- [SUPPLIED INFORMATION]:
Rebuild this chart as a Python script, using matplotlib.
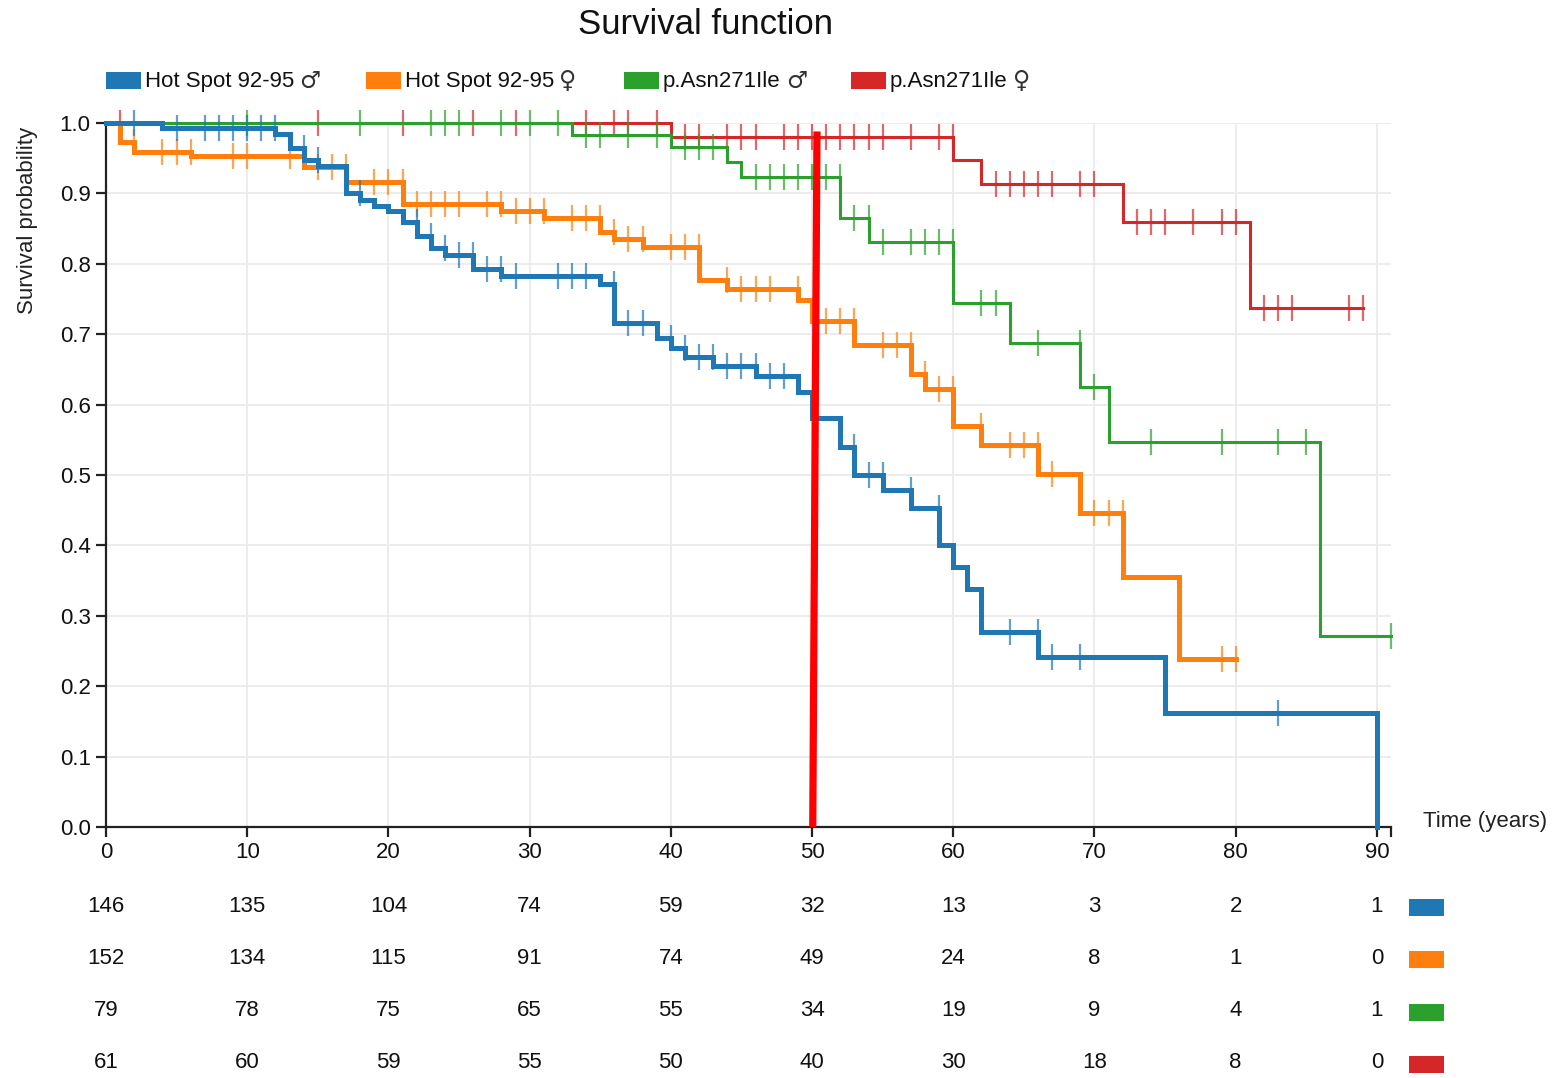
import numpy as np
import matplotlib
matplotlib.use("Agg")
import matplotlib.pyplot as plt
from matplotlib.patches import Rectangle
from matplotlib.transforms import blended_transform_factory

plt.rcParams['font.family'] = ['Liberation Sans', 'DejaVu Sans']

# ---------------- data ----------------
series_labels = ["Hot Spot 92-95 \u2642", "Hot Spot 92-95 \u2640",
                 "p.Asn271Ile \u2642", "p.Asn271Ile \u2640"]
colors = ["#1f77b4", "#ff7f0e", "#2ca02c", "#d62728"]

blue_times = [0, 4, 12, 13, 14, 15, 17, 18, 19, 20, 21, 22, 23, 24, 26, 28, 35, 36, 39, 40,
              41, 43, 46, 49, 50, 52, 53, 55, 57, 59, 60, 61, 62, 66, 75, 90]
blue_surv = [1.0, 0.993, 0.985, 0.964, 0.947, 0.939, 0.900, 0.891, 0.882, 0.875, 0.859,
             0.840, 0.822, 0.8125, 0.793, 0.783, 0.772, 0.7155, 0.694, 0.680, 0.668, 0.655,
             0.640, 0.618, 0.5805, 0.540, 0.500, 0.479, 0.453, 0.400, 0.369, 0.338, 0.2775,
             0.242, 0.1615, 0.0]
blue_censor = [2, 5, 7, 8, 9, 10, 11, 12, 14, 15, 18, 22, 23, 24, 25, 26, 27, 28, 29, 32, 33,
               34, 36, 37, 38, 40, 41, 42, 43, 44, 45, 46, 47, 48, 53, 54, 55, 57, 59, 64, 66,
               67, 69, 83]

orange_times = [0, 1, 2, 6, 14, 17, 21, 28, 31, 35, 36, 38, 42, 44, 49, 50, 53, 57, 58, 60,
                62, 66, 69, 72, 76]
orange_surv = [1.0, 0.9735, 0.959, 0.9536, 0.938, 0.9157, 0.8845, 0.8745, 0.8655, 0.845,
               0.835, 0.8245, 0.777, 0.7635, 0.749, 0.7187, 0.6847, 0.643, 0.6217, 0.5696,
               0.5426, 0.5012, 0.4456, 0.3556, 0.238]
orange_censor = [2, 4, 5, 6, 9, 10, 13, 15, 16, 17, 19, 20, 21, 22, 23, 24, 25, 27, 28, 29,
                 30, 31, 33, 34, 35, 36, 37, 38, 40, 41, 42, 44, 45, 46, 47, 49, 51, 52, 53,
                 55, 56, 57, 58, 59, 60, 62, 64, 65, 66, 67, 70, 71, 72, 79, 80]

green_times = [0, 33, 40, 44, 45, 52, 54, 60, 64, 69, 71, 86]
green_surv = [1.0, 0.983, 0.9655, 0.945, 0.9237, 0.8646, 0.8314, 0.7444, 0.687, 0.6255,
              0.5464, 0.2717]
green_censor = [10, 18, 23, 24, 25, 28, 30, 32, 34, 35, 37, 39, 41, 42, 43, 46, 47, 48, 49,
                50, 51, 52, 53, 54, 55, 57, 58, 59, 60, 62, 63, 66, 69, 70, 74, 79, 83, 85, 91]

red_times = [0, 40, 60, 62, 72, 81]
red_surv = [1.0, 0.980, 0.947, 0.9134, 0.860, 0.7367]
red_censor = [1, 15, 21, 26, 29, 34, 36, 37, 39, 41, 42, 44, 45, 46, 48, 49, 50, 51, 52, 53,
              54, 55, 57, 59, 60, 63, 64, 65, 66, 67, 69, 70, 73, 74, 75, 77, 79, 80, 82, 83,
              84, 88, 89]

risk_times = [0, 10, 20, 30, 40, 50, 60, 70, 80, 90]
risk_blue = [146, 135, 104, 74, 59, 32, 13, 3, 2, 1]
risk_orange = [152, 134, 115, 91, 74, 49, 24, 8, 1, 0]
risk_green = [79, 78, 75, 65, 55, 34, 19, 9, 4, 1]
risk_red = [61, 60, 59, 55, 50, 40, 30, 18, 8, 0]

marker_time = 50

# ---------------- figure ----------------
W, H = 1552, 1078
fig = plt.figure(figsize=(W / 100, H / 100), dpi=100)
ax = fig.add_axes([106 / W, 1 - 827 / H, (1391 - 106) / W, (827 - 123) / H])

ax.set_xlim(0, 91)
ax.set_ylim(0, 1)
ax.set_xticks(risk_times)
ax.set_yticks(np.round(np.arange(0, 1.01, 0.1), 1))
ax.set_yticklabels([f"{v:.1f}" for v in np.arange(0, 1.01, 0.1)])
ax.set_xticks([91], minor=True)
ax.tick_params(axis='x', which='minor', length=7, width=1.6, color='#222222')
ax.tick_params(axis='both', which='major', length=7, width=1.6, color='#222222',
               labelsize=16, labelcolor='#111111')
ax.tick_params(axis='x', pad=4)
ax.tick_params(axis='y', pad=4)
ax.grid(True, color='#ebebeb', linewidth=1.3)
ax.set_axisbelow(True)
for s in ['top', 'right']:
    ax.spines[s].set_visible(False)
for s in ['left', 'bottom']:
    ax.spines[s].set_color('#222222')
    ax.spines[s].set_linewidth(1.6)

all_series = [
    (blue_times, blue_surv, blue_censor, colors[0], 3.6, 4),
    (orange_times, orange_surv, orange_censor, colors[1], 3.6, 3),
    (green_times, green_surv, green_censor, colors[2], 2.2, 2),
    (red_times, red_surv, red_censor, colors[3], 2.2, 1),
]

for times, surv, cens, col, lw, z in all_series:
    times = np.asarray(times, float)
    surv = np.asarray(surv, float)
    cens = np.asarray(cens, float)
    end = max(times[-1], cens.max())
    xs = np.append(times, end)
    ys = np.append(surv, surv[-1])
    ax.step(xs, ys, where='post', color=col, lw=lw, zorder=z,
            solid_joinstyle='miter', clip_on=False)
    idx = np.searchsorted(times, cens, side='left') - 1
    idx = np.clip(idx, 0, len(surv) - 1)
    cy = surv[idx]
    ax.plot(cens, cy, linestyle='none', marker='|', markersize=19, mew=1.6,
            color=col, alpha=0.7, zorder=z + 0.5, clip_on=False)

# red annotation line
ax.plot([marker_time + 0.35, marker_time + 0.05], [0.988, 0.0], color='#ff0000', lw=5.2,
        solid_capstyle='butt', zorder=10, clip_on=False)

# title, axis labels
fig.text(705 / W, 1 - 24 / H, "Survival function", ha='center', va='center',
         fontsize=25, color='#111111')
fig.text(28 / W, 1 - 220 / H, "Survival probability", rotation=90, ha='center',
         va='center', fontsize=16, color='#222222')
fig.text(1423 / W, 1 - 821 / H, "Time (years)", ha='left', va='center', fontsize=16,
         color='#222222')

# legend (label text + gender symbol in a symbol font)
renderer = fig.canvas.get_renderer()
leg_rect_x = [106, 366, 624, 851]
for lab, col, lx in zip(series_labels, colors, leg_rect_x):
    fig.add_artist(Rectangle((lx / W, 1 - 89 / H), 35 / W, 17 / H, facecolor=col,
                             edgecolor='none', transform=fig.transFigure))
    base, sym = lab[:-1], lab[-1]
    t = fig.text((lx + 39) / W, 1 - 81 / H, base.rstrip(), ha='left', va='center',
                 fontsize=16, color='#111111', family=['Liberation Sans'])
    bb = t.get_window_extent(renderer=renderer)
    fig.text((bb.x1 + 5) / W, 1 - 81 / H, sym, ha='left', va='center',
             fontsize=17, color='#333333', family=['DejaVu Sans'])

# number at risk table
trans = blended_transform_factory(ax.transData, fig.transFigure)
row_y = [906, 958, 1011, 1063]
for vals, col, ry in zip([risk_blue, risk_orange, risk_green, risk_red], colors, row_y):
    for t_, v in zip(risk_times, vals):
        ax.text(t_, 1 - ry / H, str(v), transform=trans, ha='center', va='center',
                fontsize=16, color='#111111', clip_on=False)
    fig.add_artist(Rectangle((1409 / W, 1 - (ry + 10) / H), 35 / W, 17 / H, facecolor=col,
                             edgecolor='none', transform=fig.transFigure))

fig.savefig("out.png", dpi=100)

- [PROBLEM STATEMENT]:
Your task is to restate word for word the lines from the top of the data to the line containing "67, 69, 83]", both ends included, with every picture left out.

- [TASK ANSWER]:
Rebuild this chart as a Python script, using matplotlib.
import numpy as np
import matplotlib
matplotlib.use("Agg")
import matplotlib.pyplot as plt
from matplotlib.patches import Rectangle
from matplotlib.transforms import blended_transform_factory

plt.rcParams['font.family'] = ['Liberation Sans', 'DejaVu Sans']

# ---------------- data ----------------
series_labels = ["Hot Spot 92-95 \u2642", "Hot Spot 92-95 \u2640",
                 "p.Asn271Ile \u2642", "p.Asn271Ile \u2640"]
colors = ["#1f77b4", "#ff7f0e", "#2ca02c", "#d62728"]

blue_times = [0, 4, 12, 13, 14, 15, 17, 18, 19, 20, 21, 22, 23, 24, 26, 28, 35, 36, 39, 40,
              41, 43, 46, 49, 50, 52, 53, 55, 57, 59, 60, 61, 62, 66, 75, 90]
blue_surv = [1.0, 0.993, 0.985, 0.964, 0.947, 0.939, 0.900, 0.891, 0.882, 0.875, 0.859,
             0.840, 0.822, 0.8125, 0.793, 0.783, 0.772, 0.7155, 0.694, 0.680, 0.668, 0.655,
             0.640, 0.618, 0.5805, 0.540, 0.500, 0.479, 0.453, 0.400, 0.369, 0.338, 0.2775,
             0.242, 0.1615, 0.0]
blue_censor = [2, 5, 7, 8, 9, 10, 11, 12, 14, 15, 18, 22, 23, 24, 25, 26, 27, 28, 29, 32, 33,
               34, 36, 37, 38, 40, 41, 42, 43, 44, 45, 46, 47, 48, 53, 54, 55, 57, 59, 64, 66,
               67, 69, 83]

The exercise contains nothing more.